Drought-plagued California has also made huge steps towards reducing its water use. 

“If the only person that walks across a lawn is the one that mows it with a mower you should tear it up and put in drought-tolerant landscaping.”

The state is also re-using grey water and recycling sewage.

New Zealand would benefit from similarly bold moves, Petersen says. 

“It’s an opportunity for this nation to lead globally, to lead by example in this time of climate crisis, as well.”

The government's KiwiBuild programme to build 100,000 affordable houses should embrace green principles at the outset, he says.

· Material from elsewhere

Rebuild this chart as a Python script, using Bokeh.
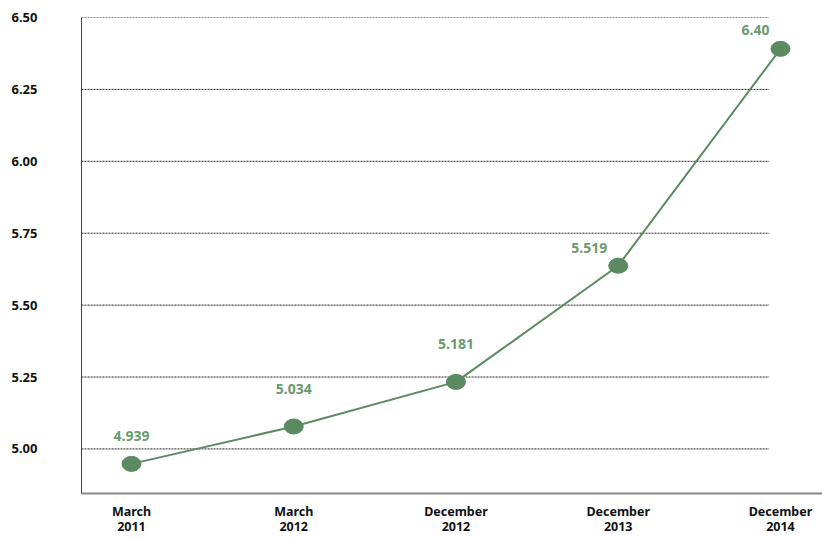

“Why build a home, particularly for our lower-income houses, that’s going to have high energy costs, that’s damp, that’s droughty, that then creates health problems, that then exacerbates existing health problems?”

New Zealand's current building codes are behind many other countries, he says. 

“Yesterday at the New Zealand’s Green Building Council’s housing seminar I said: ‘Let’s just say that the builders and the regulators and the advocates come together and say ‘What if we went to net zero in three to five years?’ Which would be a huge leap, then let’s walk backwards from there to see how far can we get rather than just look at incremental progress.”

Embedding green principles into new builds does raise the cost up front, but the experience of New Orleans post-Katrina shows these costs come down, he says.

“Those first couple of [high code] houses were more expensive because the contractors weren’t familiar with it, the sub-contractors weren’t familiar with it and the regulators. But it got cheaper over time.”

Over time the “the payback is enormous”, Petersen says.

Matt Petersen recently spoke at the New Zealand Green Building Council housing summit in Auckland.